Aim -> Tally up the lines that include "matplotlib" and state that number by itself.

Information provided ->

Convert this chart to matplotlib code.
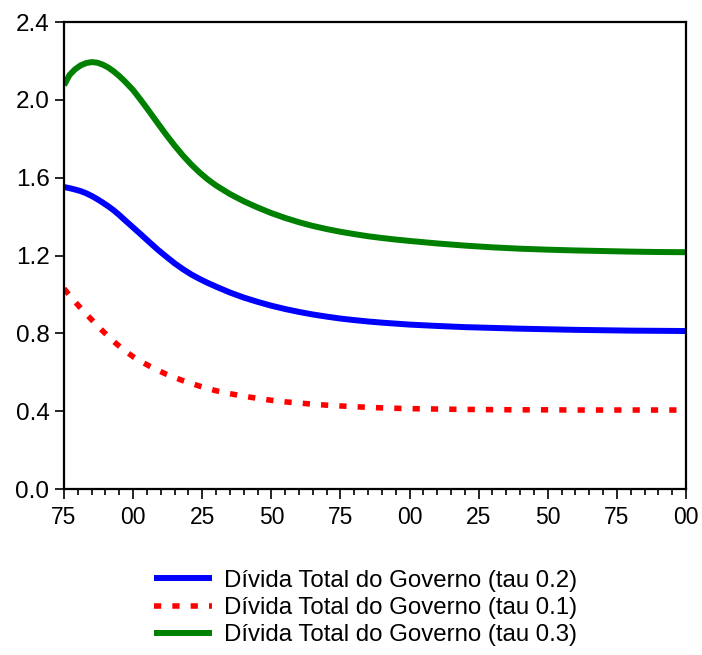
import matplotlib
matplotlib.use("Agg")
import matplotlib.pyplot as plt
from matplotlib.ticker import MultipleLocator, FixedLocator

# Sampled path of total government debt for three tax rates
years = [1975, 1977, 1979, 1981, 1983, 1985, 1987, 1989, 1991, 1993, 1995, 1997,
         2000, 2003, 2006, 2009, 2012, 2015, 2018, 2021, 2024, 2027, 2030,
         2035, 2040, 2045, 2050, 2055, 2060, 2065, 2070, 2075, 2080, 2085,
         2090, 2095, 2100,
         2110, 2120, 2130, 2140, 2150, 2160, 2170, 2180, 2190, 2200]

divida_tau02 = [1.552, 1.546, 1.539, 1.531, 1.520, 1.506, 1.490, 1.472, 1.453,
                1.432, 1.408, 1.382,
                1.344, 1.306, 1.267, 1.229, 1.194, 1.160, 1.130, 1.103, 1.080,
                1.059, 1.040,
                1.010, 0.984, 0.962, 0.942, 0.925, 0.910, 0.897, 0.886, 0.876,
                0.868, 0.861, 0.855, 0.850, 0.845,
                0.838, 0.832, 0.828, 0.824, 0.821, 0.818, 0.816, 0.814, 0.813,
                0.812]

divida_tau01 = [1.030, 0.995, 0.962, 0.930, 0.900, 0.870, 0.840, 0.812, 0.785,
                0.758, 0.734, 0.711,
                0.680, 0.654, 0.631, 0.610, 0.590, 0.573, 0.557, 0.543, 0.529,
                0.517, 0.505,
                0.490, 0.477, 0.466, 0.456, 0.448, 0.442, 0.436, 0.431, 0.427,
                0.423, 0.420, 0.417, 0.415, 0.413,
                0.411, 0.409, 0.408, 0.407, 0.407, 0.406, 0.406, 0.406, 0.406,
                0.406]

divida_tau03 = [2.075, 2.128, 2.157, 2.177, 2.189, 2.194, 2.191, 2.181, 2.166,
                2.146, 2.122, 2.095,
                2.050, 1.995, 1.937, 1.878, 1.820, 1.765, 1.714, 1.668, 1.627,
                1.591, 1.560,
                1.516, 1.479, 1.447, 1.418, 1.393, 1.371, 1.352, 1.336, 1.322,
                1.310, 1.299, 1.290, 1.282, 1.275,
                1.262, 1.251, 1.242, 1.235, 1.230, 1.226, 1.223, 1.220, 1.218,
                1.217]

series_labels = ["Dívida Total do Governo (tau 0.2)",
                 "Dívida Total do Governo (tau 0.1)",
                 "Dívida Total do Governo (tau 0.3)"]

y_ticks = [0.0, 0.4, 0.8, 1.2, 1.6, 2.0, 2.4]
x_ticks = [1975, 2000, 2025, 2050, 2075, 2100, 2125, 2150, 2175, 2200]
x_ticklabels = ["75", "00", "25", "50", "75", "00", "25", "50", "75", "00"]

plt.rcParams["font.family"] = ["Liberation Sans", "DejaVu Sans"]

fig = plt.figure(figsize=(7.02, 6.55), dpi=100)
ax = fig.add_axes([0.0912, 0.2534, 0.886, 0.7130])

ax.plot(years, divida_tau02, color="#0000ff", lw=4.3, solid_capstyle="butt",
        solid_joinstyle="round", label=series_labels[0])
ax.plot(years, divida_tau01, color="#ff0000", lw=4.0, dashes=(1.3, 2.0),
        dash_capstyle="butt", label=series_labels[1])
ax.plot(years, divida_tau03, color="#008000", lw=4.3, solid_capstyle="butt",
        solid_joinstyle="round", label=series_labels[2])

ax.set_xlim(1975, 2200)
ax.set_ylim(0.0, 2.4)

ax.set_yticks(y_ticks)
ax.set_yticklabels([f"{v:.1f}" for v in y_ticks])
ax.xaxis.set_major_locator(FixedLocator(x_ticks))
ax.set_xticklabels(x_ticklabels)
ax.xaxis.set_minor_locator(MultipleLocator(5))

for s in ax.spines.values():
    s.set_linewidth(1.6)

ax.tick_params(axis="y", which="major", direction="out", length=6.5, width=1.2,
               pad=4, labelsize=17.5, right=False)
ax.tick_params(axis="x", which="major", direction="out", length=7.5, width=1.2,
               pad=5, labelsize=16.5, top=False)
ax.tick_params(axis="x", which="minor", direction="out", length=4.5, width=1.2,
               top=False)

handles, labels = ax.get_legend_handles_labels()
fig.legend(handles, labels, loc="center", bbox_to_anchor=(0.521, 0.0715),
           frameon=False, fontsize=17.3, handlelength=2.4, handletextpad=0.5,
           labelspacing=0.22, borderpad=0.0)

fig.savefig("out.png", dpi=100, facecolor="white")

Full solution -> 5